Из небольшого сейфа Григорий Исаевич достал пухлую папку и, листая бумаги, стал рассказывать. Он поведал, что много лет назад, когда Чернобыльская АЭС еще только проектировалась, руководство Украины пыталось резко возражать против строительства атомной станции в устье Днепра, да к тому же в таком густонаселенном районе. В союзные организации, включая ЦК партии и Совмин были отправлены тысячи экспертиз воды и почвы, заключения ученых и инженеров, строителей и экологов. Кончилось тем, что строптивым радетелям за чистоту украинской земли надрали их непокорные чубы, и не слушая никаких возражений, начали строить на правом берегу никому доселе неизвестной речушки Припять атомную электростанцию. Находящийся поблизости, весь утонувший в зеленых садах, поселок Чернобыль решили не трогать, а в километре от будущей АЭС возвели суперсовременный городок, которому без лишних затей дали название «Припять».

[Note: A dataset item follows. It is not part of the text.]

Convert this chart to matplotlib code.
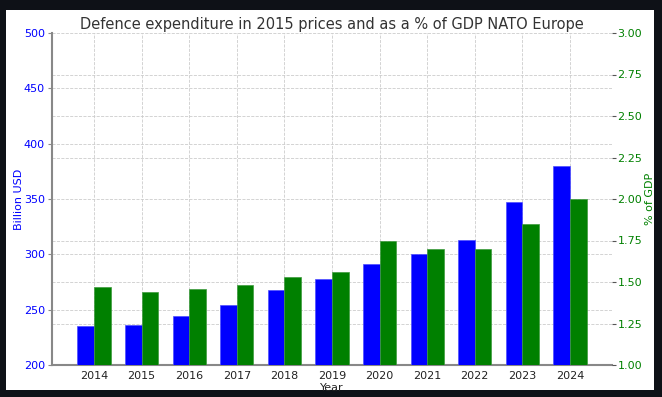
import numpy as np
import matplotlib
matplotlib.use("Agg")
import matplotlib.pyplot as plt
from matplotlib.patches import Rectangle

years = [2014, 2015, 2016, 2017, 2018, 2019, 2020, 2021, 2022, 2023, 2024]
spend_busd = [235, 236, 244, 254, 268, 278, 291, 300, 313, 347, 380]
pct_gdp = [1.47, 1.44, 1.46, 1.48, 1.53, 1.56, 1.75, 1.70, 1.70, 1.85, 2.00]

fig = plt.figure(figsize=(6.62, 3.97), dpi=100, facecolor='#0e1117')
# white card the chart sits on
fig.patches.append(Rectangle((6/662, 7/397), 648/662, 380/397,
                             transform=fig.transFigure, facecolor='white',
                             edgecolor='none', zorder=-10))

ax1 = fig.add_axes([52/662, 32/397, 560/662, 332/397])
ax1.set_facecolor('none')
ax2 = ax1.twinx()

x = np.arange(len(years))
w = 0.35
ax1.bar(x - w/2, spend_busd, w, color='#0000ff', edgecolor='#4d4dff',
        linewidth=0.5, zorder=3)
ax2.bar(x + w/2, pct_gdp, w, color='#008000', edgecolor='#3d9a3d',
        linewidth=0.5, zorder=3)

ax1.set_ylim(200, 500)
ax1.set_yticks(np.arange(200, 501, 50))
ax2.set_ylim(1, 3)
pct_ticks = np.arange(1, 3.01, 0.25)
ax2.set_yticks(pct_ticks)
ax1.set_xticks(x)
ax1.set_xticklabels([str(y) for y in years])

# right-axis gridlines drawn on the left axes so they stay behind all bars
ax1.set_yticks(200 + (pct_ticks - 1) * 150, minor=True)
ax1.tick_params(axis='y', which='minor', length=0)
ax1.grid(True, which='both', linestyle='--', color='#cccccc', linewidth=0.6)
ax1.set_axisbelow(True)

for a in (ax1, ax2):
    for s in ('top', 'right', 'left', 'bottom'):
        a.spines[s].set_visible(False)

ax1.spines['left'].set_visible(True)
ax1.spines['left'].set_color('#888888')
ax1.spines['left'].set_linewidth(1.5)
ax1.spines['bottom'].set_visible(True)
ax1.spines['bottom'].set_color('#888888')
ax1.spines['bottom'].set_linewidth(1.5)

ax1.tick_params(axis='y', which='major', colors='#888888', labelcolor='#0000ff',
                labelsize=8, length=3, pad=2)
ax2.tick_params(axis='y', colors='#555555', labelcolor='#008000', labelsize=8,
                length=3, pad=1)
ax1.tick_params(axis='x', length=0, labelsize=8, labelcolor='#222222', pad=4)

ax1.set_ylabel('Billion USD', color='#0000ff', fontsize=8, labelpad=0)
ax2.set_ylabel('% of GDP', color='#008000', fontsize=8, labelpad=2)
ax1.set_xlabel('Year', fontsize=8, color='#222222', labelpad=2)
ax1.set_title('Defence expenditure in 2015 prices and as a % of GDP NATO Europe',
              fontsize=10.5, color='#333333', pad=3)

fig.savefig('out.png', dpi=100, facecolor=fig.get_facecolor())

По словам Григория Исаевича АЭС была построена с чудовищными технологическими нарушениями, потому что каждый энергоблок нужно было заканчивать к какому-нибудь очередному советскому юбилею, либо партийному съезду. И попробуй не отрапортуй. После окончательного завершения строительства была предпринята еще одна попытка – законсервировать станцию для устранения технических недостатков и дабы предотвратить неизбежную, как понимали специалисты, трагедию. Но им вновь объяснили, насколько стране необходим мирный атом, обвинили в попытке саботажа и Чернобыльская АЭС встала в строй прочих атомных уродцев.